■ What the task requires
Write out the material exactly, without any of its pictures.

* Begin *

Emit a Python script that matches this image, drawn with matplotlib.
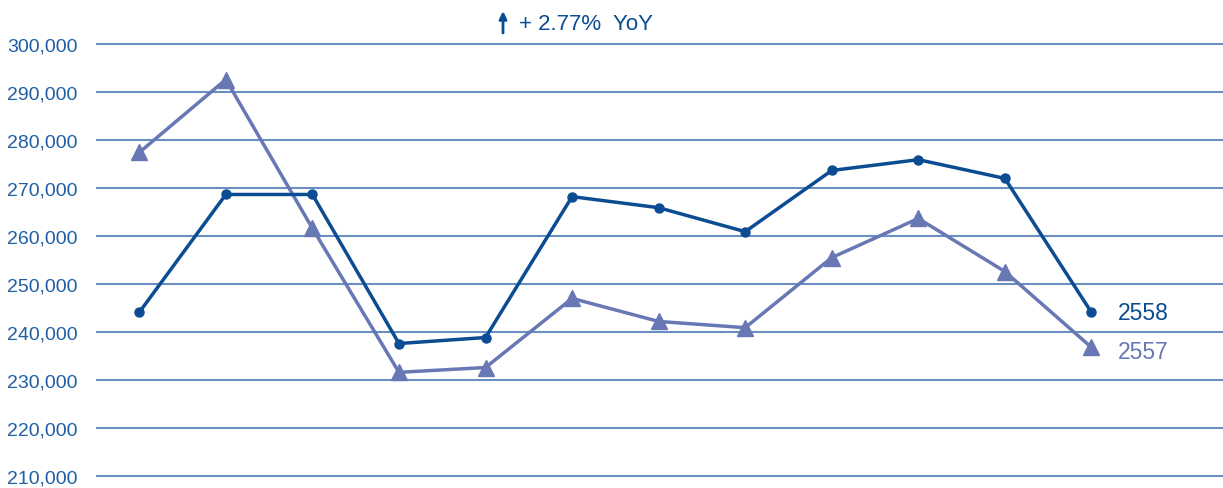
import matplotlib.pyplot as plt
import numpy as np

months = np.arange(12)
sales_2558 = [244200, 268750, 268750, 237700, 238950, 268300,
              266000, 261000, 273750, 276000, 272100, 244200]
sales_2557 = [277500, 292700, 261700, 231700, 232700, 247100,
              242300, 241000, 255600, 263750, 252700, 236900]
yticks = np.arange(210000, 300001, 10000)
yoy_text = '+ 2.77%  YoY'

dark = '#0B4C92'
light = '#6878B4'
grid_c = '#6A90C2'
text_c = '#1F5FA2'

plt.rcParams['font.family'] = ['Liberation Sans', 'DejaVu Sans']

fig = plt.figure(figsize=(12.23, 4.89), dpi=100)
ax = fig.add_axes([96 / 1223, 0, 1 - 96 / 1223, 1])

for y in yticks:
    ax.axhline(y, color=grid_c, lw=1.5, zorder=1)

ax.plot(months, sales_2557, color=light, lw=2.5, marker='^', ms=11, zorder=3)
ax.plot(months, sales_2558, color=dark, lw=2.5, marker='o', ms=6.5, zorder=4)

ax.annotate('2558', (months[-1], sales_2558[-1]), xytext=(19, 0), textcoords='offset points',
            va='center', ha='left', fontsize=16.5, color=dark)
ax.annotate('2557', (months[-1], sales_2557[-1]), xytext=(19, -3), textcoords='offset points',
            va='center', ha='left', fontsize=16.5, color=light)

ax.set_xlim(-0.5, 12.52)
ax.set_ylim(207600, 309475)
ax.set_xticks([])
ax.set_yticks(yticks)
ax.set_yticklabels([f'{v:,}' for v in yticks])
ax.tick_params(axis='y', length=0, pad=13.5, labelsize=14, labelcolor=text_c)
for s in ax.spines.values():
    s.set_visible(False)

# small up arrow before the YoY note
ax.annotate('', xy=(503, 477), xytext=(503, 455), xycoords='figure pixels',
            textcoords='figure pixels',
            arrowprops=dict(arrowstyle='-|>,head_length=0.45,head_width=0.22',
                            color=dark, lw=2, shrinkA=0, shrinkB=0))
fig.text(519 / 1223, 465 / 489, yoy_text, ha='left', va='center', fontsize=16,
         color=dark)

fig.savefig('out.png', dpi=100)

* End *

■ Solution to the problem
Emit a Python script that matches this image, drawn with matplotlib.
import matplotlib.pyplot as plt
import numpy as np

months = np.arange(12)
sales_2558 = [244200, 268750, 268750, 237700, 238950, 268300,
              266000, 261000, 273750, 276000, 272100, 244200]
sales_2557 = [277500, 292700, 261700, 231700, 232700, 247100,
              242300, 241000, 255600, 263750, 252700, 236900]
yticks = np.arange(210000, 300001, 10000)
yoy_text = '+ 2.77%  YoY'

dark = '#0B4C92'
light = '#6878B4'
grid_c = '#6A90C2'
text_c = '#1F5FA2'

plt.rcParams['font.family'] = ['Liberation Sans', 'DejaVu Sans']

fig = plt.figure(figsize=(12.23, 4.89), dpi=100)
ax = fig.add_axes([96 / 1223, 0, 1 - 96 / 1223, 1])

for y in yticks:
    ax.axhline(y, color=grid_c, lw=1.5, zorder=1)

ax.plot(months, sales_2557, color=light, lw=2.5, marker='^', ms=11, zorder=3)
ax.plot(months, sales_2558, color=dark, lw=2.5, marker='o', ms=6.5, zorder=4)

ax.annotate('2558', (months[-1], sales_2558[-1]), xytext=(19, 0), textcoords='offset points',
            va='center', ha='left', fontsize=16.5, color=dark)
ax.annotate('2557', (months[-1], sales_2557[-1]), xytext=(19, -3), textcoords='offset points',
            va='center', ha='left', fontsize=16.5, color=light)

ax.set_xlim(-0.5, 12.52)
ax.set_ylim(207600, 309475)
ax.set_xticks([])
ax.set_yticks(yticks)
ax.set_yticklabels([f'{v:,}' for v in yticks])
ax.tick_params(axis='y', length=0, pad=13.5, labelsize=14, labelcolor=text_c)
for s in ax.spines.values():
    s.set_visible(False)

# small up arrow before the YoY note
ax.annotate('', xy=(503, 477), xytext=(503, 455), xycoords='figure pixels',
            textcoords='figure pixels',
            arrowprops=dict(arrowstyle='-|>,head_length=0.45,head_width=0.22',
                            color=dark, lw=2, shrinkA=0, shrinkB=0))
fig.text(519 / 1223, 465 / 489, yoy_text, ha='left', va='center', fontsize=16,
         color=dark)

fig.savefig('out.png', dpi=100)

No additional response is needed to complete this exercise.